The drug has given Daniel a new sense of optimism after a difficult year. When he first became unwell, at just 35, his breathlessness was put down to stress, and he was prescribed anti-anxiety medication.

After months of worsening symptoms, he was given a heart scan which revealed the true cause.

Daniel said: They told me the heart failure was probably triggered by a virus, but I don’t remember being ill,’ His condition remained stable until 2015 when he experienced a sudden decline. Daniel was put on the transplant list and started new medication which held him stable until late 2019, but he began to worsen again.

Having been housebound all last year, he was prescribed dapagliflozin the moment it was approved in December.

The father-of-two added: ‘It’s hard to tell, as in lockdown we can’t go very far anyway, but I do feel better already. I am less breathless and less exhausted. I don’t feel so bloated, either.
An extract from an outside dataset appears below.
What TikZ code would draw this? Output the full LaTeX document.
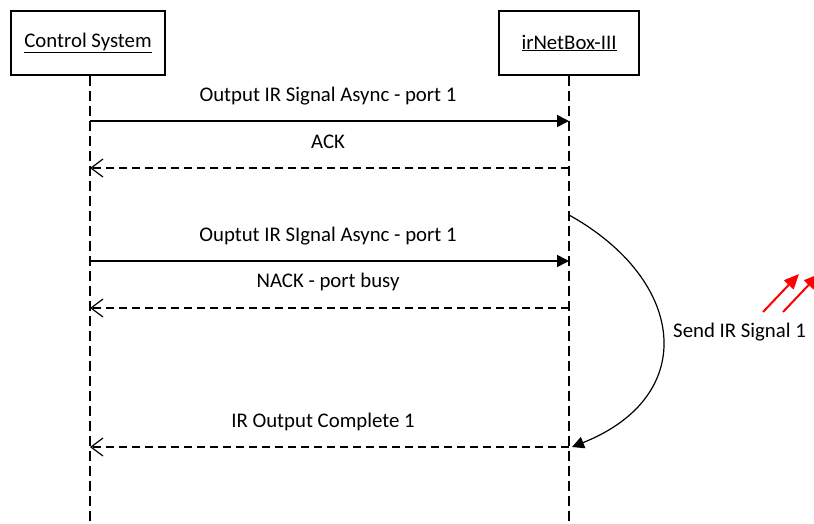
\documentclass[tikz,border=0pt]{standalone}
\usepackage{fontspec}
\setmainfont{Carlito}
\usetikzlibrary{arrows.meta}
\tikzset{
  actor/.style={draw, line width=1.2pt, minimum width=#1, minimum height=64pt, inner sep=0pt},
  lifeline/.style={line width=1.2pt, dash pattern=on 10pt off 5pt},
  callmsg/.style={line width=1.6pt, -{Triangle[length=12pt,width=12pt]}},
  replymsg/.style={line width=1.2pt, dash pattern=on 8pt off 5pt, -{Straight Barb[length=12pt,width=18pt,line width=1.2pt]}},
  selfmsg/.style={line width=1.2pt, -{Triangle[length=12pt,width=12pt]}},
  msglabel/.style={anchor=base, inner sep=0pt},
  redarrow/.style={red, line width=2pt, -{Triangle[length=15pt,width=13pt]}},
}
\begin{document}
\begin{tikzpicture}[x=1pt,y=-1pt, font=\fontsize{20.8}{24}\selectfont]
\useasboundingbox (0,0) rectangle (814,523);
\node[actor=154pt] (cs) at (88,43) {\underline{Control System}};
\node[actor=140pt] (ir) at (569,43) {\underline{irNetBox-III}};
\coordinate (csb) at (90,523);
\coordinate (irb) at (569,523);
\draw[lifeline] (cs.south -| csb) -- (csb);
\draw[lifeline] (ir.south) -- (irb);
% messages
\coordinate (a1) at (90,121); \coordinate (b1) at (569,121);
\coordinate (a2) at (90,168); \coordinate (b2) at (569,168);
\coordinate (a3) at (90,261); \coordinate (b3) at (569,261);
\coordinate (a4) at (90,308); \coordinate (b4) at (569,308);
\coordinate (a5) at (90,447); \coordinate (b5) at (569,447);
\draw[callmsg] (a1) -- (b1);
\node[msglabel] (l1) at (328,101) {Output IR Signal Async - port 1};
\draw[replymsg] (b2) -- (a2);
\node[msglabel] (l2) at (328,148) {ACK};
\draw[callmsg] (a3) -- (b3);
\node[msglabel] (l3) at (328,241) {Ouptut IR SIgnal Async - port 1};
\draw[replymsg] (b4) -- (a4);
\node[msglabel] (l4) at (328,287) {NACK - port busy};
\draw[replymsg] (b5) -- (a5);
\node[msglabel] (l5) at (323,427) {IR Output Complete 1};
% self activity curve
\coordinate (c0) at (569,215);
\coordinate (c1) at (572,447);
\draw[selfmsg] (c0) .. controls (686,280) and (700,396) .. (c1);
\node[anchor=base west, inner sep=0pt] (sl) at (673,337) {Send IR Signal 1};
% red arrows
\coordinate (r1s) at (763,312); \coordinate (r1e) at (799,274);
\coordinate (r2s) at (783,312); \coordinate (r2e) at (819,274);
\draw[redarrow] (r1s) -- (r1e);
\draw[redarrow] (r2s) -- (r2e);
\end{tikzpicture}
\end{document}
‘My big hope is that I can start to do things like play football or go for bike rides with my kids. And maybe it’ll keep me from a transplant.’
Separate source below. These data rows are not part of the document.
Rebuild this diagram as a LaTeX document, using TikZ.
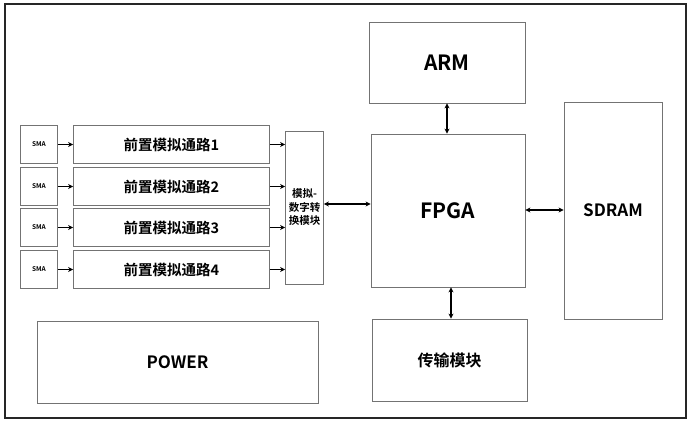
\documentclass[tikz,border=0pt]{standalone}
\usepackage{fontspec}
\setmainfont{Noto Sans CJK SC}[BoldFont={* Bold}]
\usetikzlibrary{arrows.meta}
\begin{document}
\begin{tikzpicture}[x=1pt,y=-1pt,
  blk/.style={draw=black!55,line width=0.8pt,inner sep=0pt,font=\bfseries},
  arr/.style={line width=1.3pt,-{Stealth[length=5pt,width=5pt]}},
  biarr/.style={line width=1.3pt,{Stealth[length=5pt,width=5pt]}-{Stealth[length=5pt,width=5pt]}}]
\useasboundingbox (0,0) rectangle (693,425);
\draw[line width=2pt,black!85] (5,4) rectangle (686,418);
% boxes
\node[blk,fit/.style={},minimum width=156pt,minimum height=81pt,font=\bfseries\fontsize{21}{24}\selectfont] (arm) at (447,62.5) {ARM};
\node[blk,minimum width=154pt,minimum height=153pt,font=\bfseries\fontsize{21}{24}\selectfont] (fpga) at (448,210.5) {FPGA};
\node[blk,minimum width=98pt,minimum height=217pt,font=\bfseries\fontsize{17}{20}\selectfont] (sdram) at (613,210.5) {SDRAM};
\node[blk,minimum width=155pt,minimum height=82pt,font=\bfseries\fontsize{16}{19}\selectfont] (tx) at (449.5,360) {传输模块};
\node[blk,minimum width=281pt,minimum height=82pt,font=\bfseries\fontsize{17}{20}\selectfont] (pwr) at (177.5,362) {POWER};
\node[blk,minimum width=38pt,minimum height=153pt,align=center,font=\bfseries\fontsize{10.5}{13.5}\selectfont] (adc) at (304.5,207.5) {模拟-\\数字转\\换模块};
\foreach \i/\yc in {1/144.5,2/186.5,3/227.5,4/269.5}{
  \node[blk,minimum width=37pt,minimum height=38pt,font=\bfseries\fontsize{6.5}{8}\selectfont] (sma\i) at (39,\yc) {SMA};
  \node[blk,minimum width=196pt,minimum height=38pt,font=\bfseries\fontsize{14.5}{17}\selectfont] (ch\i) at (171.5,\yc) {前置模拟通路\i};
  \draw[arr] (sma\i) -- (ch\i);
  \draw[arr] (ch\i.east) -- (ch\i.east -| adc.west);
}
\draw[biarr] (adc.east |- 0,204) -- (fpga.west |- 0,204);
\draw[biarr] (arm.south -| 447,0) -- (fpga.north -| 447,0);
\draw[biarr] (fpga.south -| 451,0) -- (tx.north -| 451,0);
\draw[biarr] (fpga.east |- 0,210) -- (sdram.west |- 0,210);
\end{tikzpicture}
\end{document}
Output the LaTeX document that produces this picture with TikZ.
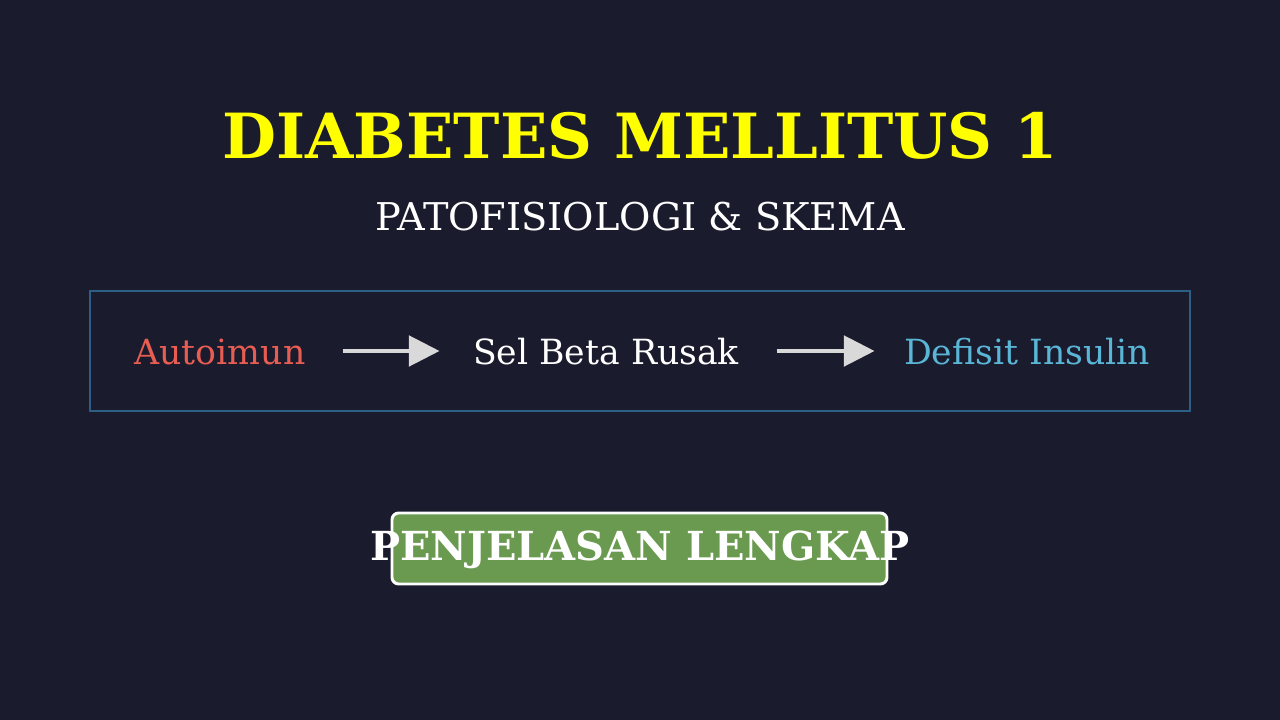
\documentclass[tikz,border=0pt]{standalone}
\usepackage{fontspec}
\setmainfont{DejaVu Serif}
\usetikzlibrary{arrows.meta, positioning}
\definecolor{bgnavy}{HTML}{1B1B2E}
\definecolor{titleyellow}{HTML}{FFFF00}
\definecolor{autored}{HTML}{E85D52}
\definecolor{insulinblue}{HTML}{5AB6D6}
\definecolor{boxblue}{HTML}{2D5F86}
\definecolor{btngreen}{HTML}{6A9A4F}
\definecolor{arrowgray}{HTML}{D9D9D9}
\tikzset{
    flowlabel/.style={ % Text of each step in the row
    anchor=base, inner sep=0pt,
    font=\fontsize{26}{30}\selectfont},
    flowarrow/.style={ % Arrow between two steps
    draw=arrowgray, line width=2.4pt,
    -{Triangle[length=23pt, width=23pt]}}}

\begin{document}
\begin{tikzpicture}[x=0.75pt, y=-0.75pt]
    % Background
    \fill[bgnavy] (0, 0) rectangle (1280, 720);
    \useasboundingbox (0, 0) rectangle (1280, 720);

    % Title
    \node[anchor=base, inner sep=0pt, text=titleyellow,
        font=\fontsize{46.7}{52}\bfseries\selectfont] (title) at (640, 159) {DIABETES MELLITUS 1};
    \node[anchor=base, inner sep=0pt, text=white,
        font=\fontsize{28.7}{32}\selectfont] (subtitle) at (640, 230) {PATOFISIOLOGI \& SKEMA};

    % Flow row
    \draw[boxblue, line width=1.2pt] (90, 291) rectangle (1190, 411);
    \node[flowlabel, text=autored] (autoimun) at (220, 364) {Autoimun};
    \node[flowlabel, text=white] (selbeta) at (606, 364) {Sel Beta Rusak};
    \node[flowlabel, text=insulinblue] (defisit) at (1027, 364) {Defisit Insulin};
    \draw[flowarrow] ([xshift=28pt]autoimun.east |- 0, 351) -- ([xshift=-25pt]selbeta.west |- 0, 351);
    \draw[flowarrow] ([xshift=28pt]selbeta.east |- 0, 351) -- ([xshift=-22pt]defisit.west |- 0, 351);

    % Button
    \draw[white, fill=btngreen, line width=2.2pt, rounded corners=5pt] (392, 513) rectangle (887, 584);
    \node[anchor=base, inner sep=0pt, text=white,
        font=\fontsize{30}{34}\bfseries\selectfont] (btntext) at (640, 560) {PENJELASAN LENGKAP};
\end{tikzpicture}
\end{document}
Initially, dapagliflozin showed promise when prescribed to diabetic patients with heart failure – but it is now proven to work in those with heart failure alone.

The drug is one of a class of medicines called sodium-glucose co-transporter-2 (SGLT2) inhibitors. They work in diabetes by helping to flush excess glucose out of the body, in the urine.

Experts don’t fully understand why they have such a powerful effect on heart failure but they may cause changes in the heart itself.

Dapagliflozin is currently available only for patients with a condition called reduced ejection fraction, or HFrEF, one of the two main types of heart faulure and affecting some 500,000 adults in England and Wales.

This year, two major studies looking at dapagliflozin in patients with the other main type, called heart failure with preserved ejection fraction, or HFpEF, will report findings.

Prof McMurray says early signs are promising. ‘For the first time, we may soon have a drug for these patients as well.

‘There are other drugs similar to dapagliflozin that we now know work, too, and more coming down the line. We’re chipping away at this disease.’